Fast searching clustering centers algorithm based on linear regression analysis

WANG Xing, GUO Pengcheng, WANG Yubing, CHENG Yue   

  1. Aeronautics and Astronautics Engineering College, Air Force Engineering University, Xi’an 710038, China
  • Online:2017-10-25 Published:2010-01-03

摘要:

针对一种可快速搜索和寻找到聚类密度峰值点聚类算法的缺陷,利用线性回归与残差分析的方法进行改进,可自动、快速地确定聚类中心且优化样本点密度值。算法利用样本点的近邻信息重新度量点的密度值,提高聚类中心点位置稳定性;利用一元线性回归与残差分析,快速、自动地选出聚类中心点,去除了人为选择的主观性。
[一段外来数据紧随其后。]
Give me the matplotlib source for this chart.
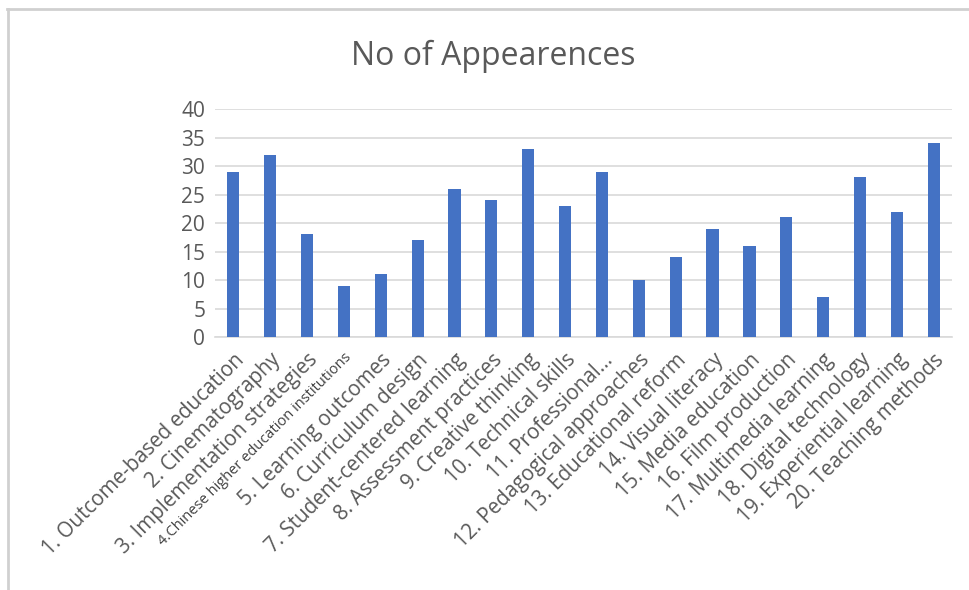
import matplotlib
matplotlib.use("Agg")
import matplotlib.pyplot as plt
from matplotlib.lines import Line2D

categories = [
    "1. Outcome-based education", "2. Cinematography", "3. Implementation strategies",
    "4.Chinese higher education institutions", "5. Learning outcomes", "6. Curriculum design",
    "7. Student-centered learning", "8. Assessment practices", "9. Creative thinking",
    "10. Technical skills", "11. Professional...", "12. Pedagogical approaches",
    "13. Educational reform", "14. Visual literacy", "15. Media education",
    "16. Film production", "17. Multimedia learning", "18. Digital technology",
    "19. Experiential learning", "20. Teaching methods",
]
values = [29, 32, 18, 9, 11, 17, 26, 24, 33, 23, 29, 10, 14, 19, 16, 21, 7, 28, 22, 34]
yticks = [0, 5, 10, 15, 20, 25, 30, 35, 40]
title = "No of Appearences"

plt.rcParams['font.family'] = ['Open Sans', 'DejaVu Sans']
txt = '#595959'

fig = plt.figure(figsize=(9.7, 5.9), dpi=100)
ax = fig.add_axes([0.2216, 0.4288, 0.760, 0.3864])

x = list(range(len(values)))
ax.bar(x, values, width=0.33, color='#4472C4', zorder=3)
ax.set_xlim(-0.5, len(values) - 0.5)
ax.set_ylim(0, 40)
ax.set_yticks(yticks)
ax.set_yticklabels([str(v) for v in yticks], fontsize=15, color=txt)
ax.yaxis.grid(True, color='#D9D9D9', linewidth=1.2, zorder=0)
for s in ['top', 'right', 'left']:
    ax.spines[s].set_visible(False)
ax.spines['bottom'].set_color('#D9D9D9')
ax.spines['bottom'].set_linewidth(1.2)
ax.tick_params(axis='both', length=0)
ax.tick_params(axis='y', pad=7)

ax.set_xticks(x)
ax.set_xticklabels(categories, rotation=45, ha='right', va='top',
                   rotation_mode='anchor', fontsize=14.8, color=txt)
for lbl in ax.get_xticklabels():
    if lbl.get_text().startswith("4."):
        lbl.set_fontsize(10.5)
        lbl.set_color('#404040')
ax.tick_params(axis='x', pad=9)

fig.text(0.509, 0.905, title, ha='center', va='center', fontsize=23, color=txt)

fig.add_artist(Line2D([0.007, 1.0], [0.984, 0.984], transform=fig.transFigure,
                      color='#D0D0D0', linewidth=2))
fig.add_artist(Line2D([0.008, 0.008], [0.0, 0.984], transform=fig.transFigure,
                      color='#D0D0D0', linewidth=2))

fig.savefig('out.png', dpi=100, facecolor='white')
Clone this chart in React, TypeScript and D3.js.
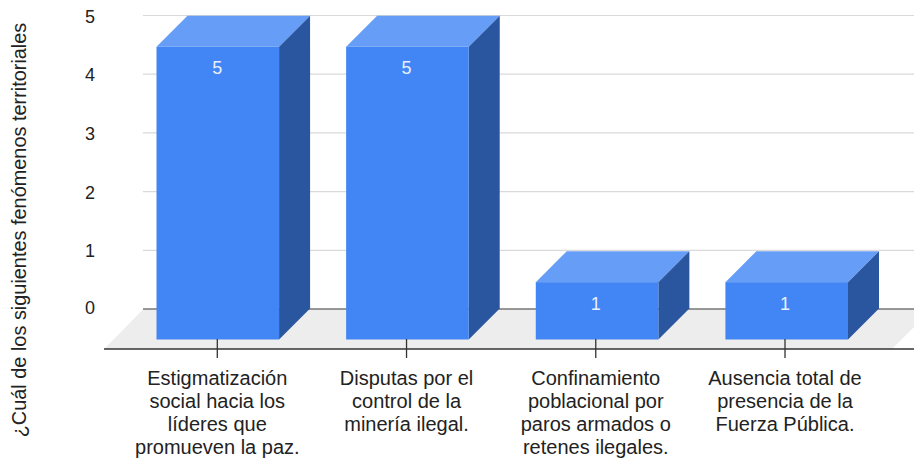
import React from "react";
import * as d3 from "d3";

const categories = [
  ["Estigmatización", "social hacia los", "líderes que", "promueven la paz."],
  ["Disputas por el", "control de la", "minería ilegal."],
  ["Confinamiento", "poblacional por", "paros armados o", "retenes ilegales."],
  ["Ausencia total de", "presencia de la", "Fuerza Pública."],
];
const values = [5, 5, 1, 1];
const yTicks = [0, 1, 2, 3, 4, 5];
const yTitle = "¿Cuál de los siguientes fenómenos territoriales";

const W = 914, H = 458;
const dx = 31, dy = 31;
const font = "'Liberation Sans', Arial, sans-serif";

export default function App() {
  const x = d3.scaleBand<number>().domain(d3.range(4)).range([156.5, 848]).paddingInner(0.3536).paddingOuter(0);
  const tickX = d3.scalePoint<number>().domain(d3.range(4)).range([217.3, 785]);
  const yBack = d3.scaleLinear().domain([0, 5]).range([309, 15.5]);
  const yFront = d3.scaleLinear().domain([0, 5]).range([341, 46.8]);
  const barBottom = 339.5;
  return (
    <svg width={W} height={H} viewBox={`0 0 ${W} ${H}`} style={{ position: "absolute", left: 0, top: 0, fontFamily: font }}>
      <rect width={W} height={H} fill="#fff" />
      <polygon points="143,309.5 914,309.5 914,327 892,349 104,349" fill="#ededed" />
      {yTicks.filter(t => t > 0).map(t => (
        <line key={t} x1={143} x2={914} y1={yBack(t)} y2={yBack(t)} stroke="#d9d9d9" strokeWidth={1.2} />
      ))}
      <line x1={143} x2={914} y1={309} y2={309} stroke="#333" strokeWidth={1.2} />
      <line x1={104} x2={914} y1={349} y2={349} stroke="#333" strokeWidth={1.3} />
      {yTicks.map(t => (
        <text key={t} x={95} y={yBack(t) + (t === 0 ? 5 : 7)} textAnchor="end" fontSize={18} fill="#222">{t}</text>
      ))}
      {values.map((v, i) => {
        const l = x(i)!, r = l + x.bandwidth(), t = yFront(v), c = tickX(i)!;
        return (
          <g key={i}>
            <polygon points={`${l},${t} ${l + dx},${t - dy} ${r + dx},${t - dy} ${r},${t}`} fill="#669df6" />
            <polygon points={`${r},${t} ${r + dx},${t - dy} ${r + dx},${barBottom - dy} ${r},${barBottom}`} fill="#2a56a0" />
            <rect x={l} y={t} width={x.bandwidth()} height={barBottom - t} fill="#4285f4" />
            <text x={c} y={t + 27.5} textAnchor="middle" fontSize={18} fill="#e8f0fe">{v}</text>
            <line x1={c} x2={c} y1={339} y2={358} stroke="#333" strokeWidth={1.3} />
            {categories[i].map((s, j) => (
              <text key={j} x={c} y={385 + j * 23} textAnchor="middle" fontSize={20} fill="#222">{s}</text>
            ))}
          </g>
        );
      })}
      <text transform={`translate(26,230) rotate(-90)`} textAnchor="middle" fontSize={19.9} fill="#222">{yTitle}</text>
    </svg>
  );
}
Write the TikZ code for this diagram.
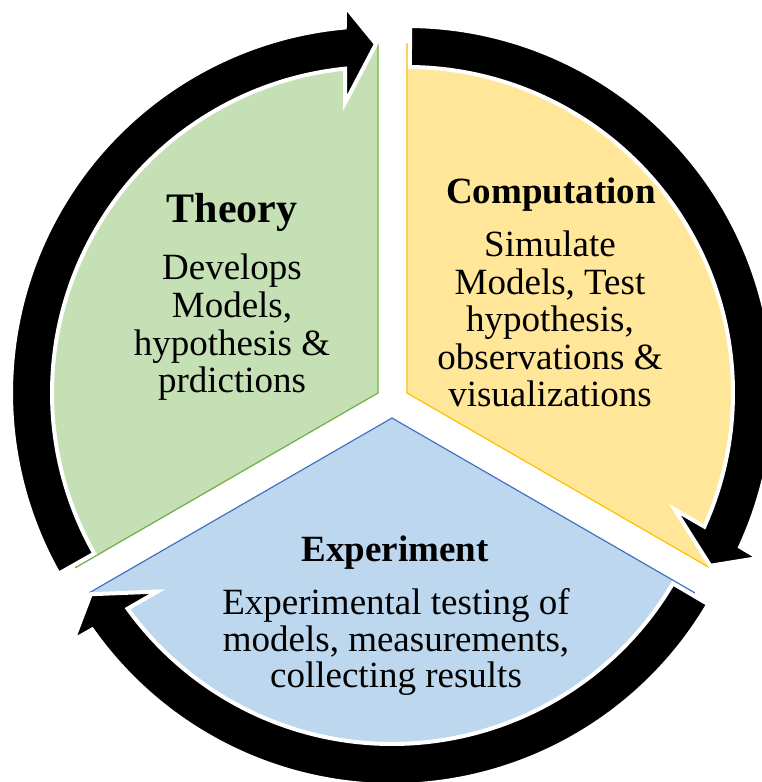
\documentclass[tikz,border=0pt]{standalone}
\usepackage{fontspec}
\setmainfont{Liberation Serif}
\definecolor{greenfill}{HTML}{C5E0B4}
\definecolor{greenline}{HTML}{70AD47}
\definecolor{yellowfill}{HTML}{FFE699}
\definecolor{yellowline}{HTML}{FFC000}
\definecolor{bluefill}{HTML}{BDD7EE}
\definecolor{blueline}{HTML}{4472C4}
\tikzset{
  sector/.style={line width=1.2pt, line join=miter},
  cyclearrowstyle/.style={fill=black, draw=white, line width=4pt, line join=miter},
  % one circular arrow, tip at 90 degrees, running clockwise from 209.5 degrees
  cyclearrow/.pic={
    \path[cyclearrowstyle]
      (209.5:367) arc[start angle=209.5, end angle=95.2, radius=367]
      -- (-33,387) -- (-2,349) -- (-33,290)
      -- (95.8:326) arc[start angle=95.8, end angle=209.5, radius=326]
      -- cycle;
  },
  titletext/.style={anchor=base, inner sep=0pt, font=\fontsize{37}{38}\selectfont\bfseries},
  bodytext/.style={anchor=base, inner sep=0pt, font=\fontsize{37}{38}\selectfont}
}
\begin{document}
\begin{tikzpicture}[x=1pt, y=1pt]
\useasboundingbox (0,0) rectangle (762,782);

% centres of the three segments
\coordinate (cg) at (378,389);
\coordinate (cy) at (407,389);
\coordinate (cb) at (392,364);

% pie segments
\filldraw[sector, fill=greenfill, draw=greenline]
  (cg) -- ++(90:349) arc[start angle=90, end angle=210, radius=349] -- cycle;
\filldraw[sector, fill=yellowfill, draw=yellowline]
  (cy) -- ++(-30:349) arc[start angle=-30, end angle=90, radius=349] -- cycle;
\filldraw[sector, fill=bluefill, draw=blueline]
  (cb) -- ++(210:349) arc[start angle=210, end angle=330, radius=349] -- cycle;

% circular arrows around the segments
\pic at (cg) {cyclearrow};
\pic[rotate=-120] at (cy) {cyclearrow};
\pic[rotate=120] at (cb) {cyclearrow};

% Theory
\node[titletext, font=\fontsize{42}{44}\selectfont\bfseries] (theory) at (232,559) {Theory};
\node[bodytext] (th1) at (232,502) {Develops};
\node[bodytext] (th2) at (232,464) {Models,};
\node[bodytext] (th3) at (232,426) {hypothesis \&};
\node[bodytext] (th4) at (232,389) {prdictions};

% Computation
\node[titletext] (computation) at (551,578) {Computation};
\node[bodytext] (co1) at (550,525) {Simulate};
\node[bodytext] (co2) at (550,487) {Models, Test};
\node[bodytext] (co3) at (550,450) {hypothesis,};
\node[bodytext] (co4) at (550,412) {observations \&};
\node[bodytext] (co5) at (550,375) {visualizations};

% Experiment
\node[titletext] (experiment) at (395,220) {Experiment};
\node[bodytext] (ex1) at (396,167) {Experimental testing of};
\node[bodytext] (ex2) at (396,130) {models, measurements,};
\node[bodytext] (ex3) at (396,94) {collecting results};
\end{tikzpicture}
\end{document}
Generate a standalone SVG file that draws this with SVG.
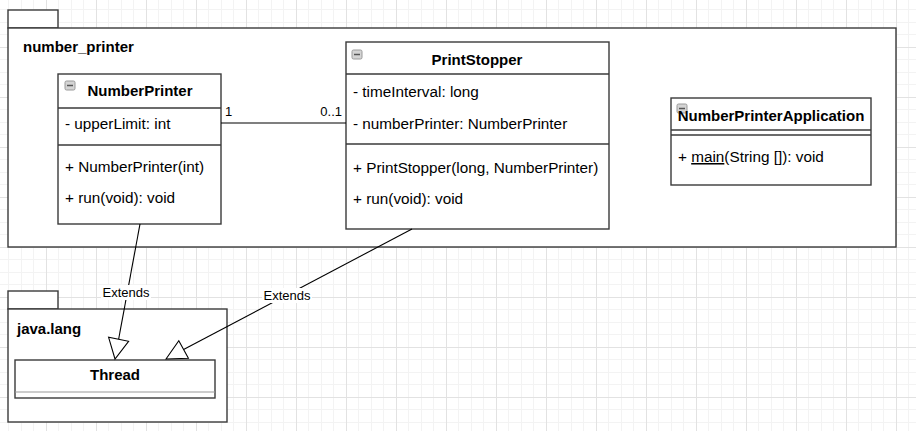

通过理论分析以及在人工数据集和真实数据集的对比实验表明,提出的基于线性回归分析的快速搜索聚类中心算法能够克服原有算法的缺陷,并且在聚类效果和计算时间上优于原有算法、基于密度的带有噪声的空间聚类算法(density based spatial clustering of applications with noise, DBSCAN)以及K-means算法。

Abstract:

To deal with the deficiencies of a clustering algorithm for fast finding and searching of density peaks, an automatically and fast finding of clustering centers clustering algorithm is proposed, which adopts linear regression and residual analysis and optimizes sample density values. The algorithm uses sample’s nearest neighbors information to measure point density for improving clustering centers stability, and it uses linear regression and residual analysis to choose clustering centers fast and automatically and removes subjectivity of artificial selection. Theoretical analysis and contrast experiments show that the proposed algorithm can overcome deficiencies of the original algorithm, and the results of clustering and calculation time is better than the original algorithm, the density based spatial clustering of applications with noise (DBSCAN) and the K-means algorithm.